Gaya bicaranya khas. Dari cara ia ngomong, penulis dapat menduga bahwa ia bukanlah orang Sulawesi Selatan. Namun, ia berdarah Betawi. Dialah Ustadz Novan. Saat penulis bercakap-cakap dengan ustadz yang santai pembawaannya ini, logat Jakarta mengalir lancar dari lisannya.

Penulis pada Sabtu (1/3/2013) yang lalu datang berkunjung ke Desa Tumbu, Kel. Sapaya, Kab. Gowa, Sulawesi Selatan, tempat Ust. Novan berdakwah. Penulis pun menyempatkan diri berbincang-bincang dengannya.

Utadz Novan bercerita bahwa rumahnya ada di Pondok Kelapa, Jakarta Timur.
Mendengar Jakarta disebut, penulis merasa tak asing. Tahun 2008 yang lalu penulis sendiri pernah menetap di Jakarta selama beberapa bulan. Jakarta dalam bayangan penulis adalah kota metropolitan dengan segala hiruk pikuknya. Kota yang tak pernah mati dari aktifitas penduduknya. Kota yang dihiasi oleh gedung-gedung pencakar langit.

Pada umumnya, kebanyakan abang dan none terbiasa dengan fasilitas lengkap . Mereka lekat dengan gadget terbaru. Sehari-hari anak muda terdidiknya, mengisi hari dengan berkuliah di universitas terkenal.

Disisi lain, banyak pula remaja Jakarta yang terjelembab dalam pergaulan bebas, narkoba, minum minuman keras, merokok, dan tindak kriminal.
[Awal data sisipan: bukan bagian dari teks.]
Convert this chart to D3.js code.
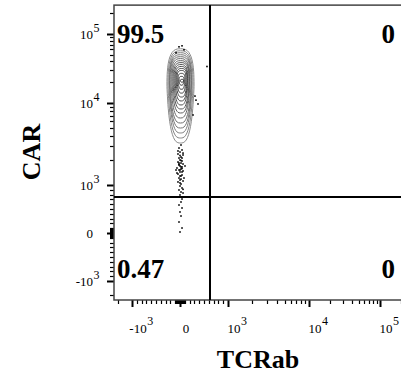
<!DOCTYPE html>
<html>
<head>
<meta charset="utf-8">
<script src="https://cdn.jsdelivr.net/npm/d3@7"></script>
<style>
  body { margin: 0; background: #fff; }
  svg { display: block; }
  text { font-family: 'Liberation Serif', 'Times New Roman', serif; fill: #000; }
</style>
</head>
<body>
<svg id="chart" width="401" height="373"></svg>
<script>
// quadrant frequencies (%)
const quadrantUL = '99.5';
const quadrantUR = '0';
const quadrantLL = '0.47';
const quadrantLR = '0';

// quadrant gate
const gateTCRab = 625;
const gateCAR = 750;

// labelled decades
const majorTicks = [-1000, 0, 1000, 10000, 100000];
const majorBase = ['-10', '0', '10', '10', '10'];
const majorExp = ['3', '', '3', '4', '5'];

// contour levels, outer to inner (TCRab left/right, CAR top/bottom)
const contourLeft = [-271, -250, -229, -219, -208, -188, -167, -146, -125, -104, -83, -63, -42, -21, 10];
const contourRight = [292, 271, 250, 240, 229, 208, 198, 188, 167, 156, 146, 125, 104, 83, 73];
const contourTop = [61100, 57100, 53600, 50100, 46900, 44000, 41100, 38500, 36100, 33800, 31600, 29600, 26900, 24300, 22000];
const contourBottom = [3250, 3740, 4310, 4950, 5700, 6560, 7550, 8450, 9460, 10700, 12200, 13900, 15800, 18100, 20000];

// events outside the outer contour
const eventTCRab = [-21, 42, 83, -83, 333, 375, 312, 562, 271,
  21, -21, 42, 0, -42, 63, 21, -21, 0, 42, -42, 21, 63, -21, 0, 42, -63, 21, -21, 63, 0,
  -42, 42, 21, -21, 0, 63, -42, 21, 0, 42, -21, 21, 63, 0, -42, 42, 21, -21, 42, 0, 21,
  -21, 42, 0, 83, -83, 104, 42, -21, 21, 0, 42, 0,
  -42, 63, 0, 21, -21, 42, -63, 21, 0, 63];
const eventCAR = [65200, 67400, 59000, 53500, 11000, 9730, 12600, 33800, 7140,
  3076, 2825, 2673, 2524, 2388, 2323, 2193, 2133, 2018, 1963, 1906, 1853, 1803, 1754, 1706, 1660, 1611, 1567, 1524, 1483, 1442,
  1361, 1324, 1288, 1216, 1151, 1119, 1089, 1028, 979, 938, 896, 854, 833, 792, 750, 708, 646, 583, 521, 438, 354,
  229, 104, 21, 1216, 1524, 1706, 2133, 1853, 1660, 1524, 1442, 1288,
  2600, 2450, 2290, 1990, 1780, 1590, 1400, 1180, 1060, 910];

const maxValue = 262144;

// linear around zero, log above 10^3
function biex(v) {
  const a = Math.abs(v);
  if (a <= 1000) return v / 1000;
  return Math.sign(v) * (1 + Math.log10(a / 1000));
}

const xT = d3.scaleLinear().domain([-1, 0, 1, 2, 3]).range([132, 180, 228, 309, 380]);
const yT = d3.scaleLinear().domain([-1, 0, 1, 2, 3]).range([281, 233, 185, 103, 34]);
const x = v => xT(biex(v));
const y = v => yT(biex(v));

const svg = d3.select('#chart');

const plotLeft = 114, plotBottom = 300;
const plotRight = x(maxValue), plotTop = y(maxValue);

// ticks: every m*10^k
const tickValues = [0];
for (let k = 1; k <= 5; k++) {
  for (let m = 1; m <= 9; m++) {
    const v = m * Math.pow(10, k);
    if (v <= maxValue) tickValues.push(v);
    if (-v >= -2000) tickValues.push(-v);
  }
}
const isMajor = v => majorTicks.indexOf(v) >= 0;

const tickGroup = svg.append('g').attr('stroke', '#000');

tickGroup.selectAll('line.xtick')
  .data(tickValues)
  .enter()
  .append('line')
  .attr('class', 'xtick')
  .attr('x1', d => Math.round(x(d)) + 0.5)
  .attr('x2', d => Math.round(x(d)) + 0.5)
  .attr('y1', plotBottom)
  .attr('y2', d => plotBottom + (isMajor(d) ? 7 : 4))
  .attr('stroke-width', d => isMajor(d) ? 2 : 1.2);

tickGroup.selectAll('line.ytick')
  .data(tickValues)
  .enter()
  .append('line')
  .attr('class', 'ytick')
  .attr('x1', plotLeft)
  .attr('x2', d => plotLeft - (isMajor(d) ? 7 : 4))
  .attr('y1', d => Math.round(y(d)) + 0.5)
  .attr('y2', d => Math.round(y(d)) + 0.5)
  .attr('stroke-width', d => isMajor(d) ? 2 : 1.2);

// tick labels
const labelSize = 13, expSize = 12;

majorTicks.forEach((v, i) => {
  // x axis
  const cx = x(v) + 6;
  const base = svg.append('text')
    .attr('x', cx)
    .attr('y', 333)
    .attr('text-anchor', 'middle')
    .style('font-size', labelSize + 'px')
    .text(majorBase[i]);
  if (majorExp[i]) {
    const w = base.node().getComputedTextLength();
    svg.append('text')
      .attr('x', cx + w / 2 + 0.5)
      .attr('y', 325)
      .style('font-size', expSize + 'px')
      .text(majorExp[i]);
  }

  // y axis
  const ty = y(v) + 4.5;
  svg.append('text')
    .attr('x', 93)
    .attr('y', ty)
    .attr('text-anchor', 'end')
    .style('font-size', labelSize + 'px')
    .text(majorBase[i]);
  if (majorExp[i]) {
    svg.append('text')
      .attr('x', 93.5)
      .attr('y', ty - 7)
      .style('font-size', expSize + 'px')
      .text(majorExp[i]);
  }
});

// contours: rounded, box-like ovals
const contourLine = d3.line().curve(d3.curveCatmullRomClosed);
const contourColor = d3.scaleLinear().domain([0, contourLeft.length - 1]).range(['#8c8c8c', '#262626']);
const spow = (v, p) => Math.sign(v) * Math.pow(Math.abs(v), p);

const contours = contourLeft.map((l, i) => {
  const xl = x(l), xr = x(contourRight[i]);
  const yt = y(contourTop[i]), yb = y(contourBottom[i]);
  const cx = (xl + xr) / 2, hw = (xr - xl) / 2;
  const ym = yt + 0.4 * (yb - yt);
  const pts = d3.range(48).map(j => {
    const a = j / 48 * 2 * Math.PI;
    const s = spow(Math.sin(a), 0.7), c = spow(Math.cos(a), 0.7);
    const px = cx + hw * s * (c < 0 ? 1 + 0.18 * c : 1);
    const py = c >= 0 ? ym - c * (ym - yt) : ym - c * (yb - ym);
    return [px, py];
  });
  return {i: i, pts: pts};
});

svg.append('g')
  .selectAll('path')
  .data(contours)
  .enter()
  .append('path')
  .attr('d', d => contourLine(d.pts))
  .attr('fill', 'none')
  .attr('stroke', d => contourColor(d.i))
  .attr('stroke-width', 1);

// outlying events
svg.append('g')
  .selectAll('rect')
  .data(eventTCRab.map((v, i) => [v, eventCAR[i]]))
  .enter()
  .append('rect')
  .attr('x', d => x(d[0]) - 0.8)
  .attr('y', d => y(d[1]) - 0.8)
  .attr('width', 1.6)
  .attr('height', 1.6)
  .attr('fill', '#000');

// frame
svg.append('rect')
  .attr('x', plotLeft)
  .attr('y', plotTop)
  .attr('width', plotRight - plotLeft)
  .attr('height', plotBottom - plotTop)
  .attr('fill', 'none')
  .attr('stroke', '#444')
  .attr('stroke-width', 1.5);

// quadrant gate
svg.append('line')
  .attr('x1', x(gateTCRab)).attr('x2', x(gateTCRab))
  .attr('y1', plotTop).attr('y2', plotBottom)
  .attr('stroke', '#000').attr('stroke-width', 2);
svg.append('line')
  .attr('x1', plotLeft).attr('x2', plotRight)
  .attr('y1', y(gateCAR)).attr('y2', y(gateCAR))
  .attr('stroke', '#000').attr('stroke-width', 2);

// quadrant numbers
const qStyle = sel => sel.style('font-size', '27px').style('font-weight', 'bold');
svg.append('text').attr('x', 117).attr('y', 43).text(quadrantUL).call(qStyle);
svg.append('text').attr('x', 395).attr('y', 43).attr('text-anchor', 'end').text(quadrantUR).call(qStyle);
svg.append('text').attr('x', 117).attr('y', 278).text(quadrantLL).call(qStyle);
svg.append('text').attr('x', 395).attr('y', 278).attr('text-anchor', 'end').text(quadrantLR).call(qStyle);

// axis titles
svg.append('text')
  .attr('transform', 'translate(40,152) rotate(-90)')
  .attr('text-anchor', 'middle')
  .style('font-size', '26px')
  .style('font-weight', 'bold')
  .text('CAR');

svg.append('text')
  .attr('x', 258)
  .attr('y', 368)
  .attr('text-anchor', 'middle')
  .style('font-size', '26px')
  .style('font-weight', 'bold')
  .text('TCRab');
</script>
</body>
</html>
Namun, sosok anak Jakarta yang “gaul” tersebut berbeda 360 derajat dengan ustadz yang masih muda ini. Ia tidak menghisap merokok. Apalagi bergaul bebas dengan anak-anak nakal.
Sebaliknya, ia mengisi hari-harinya dengan dakwah spiritual. Mulai dari orang dewasa, pemuda-pemudi hingga anak-anak ia ajari agama. Ia rela meninggalkan tanah kelahirannya untuk berdakwah ditengah masyarakat.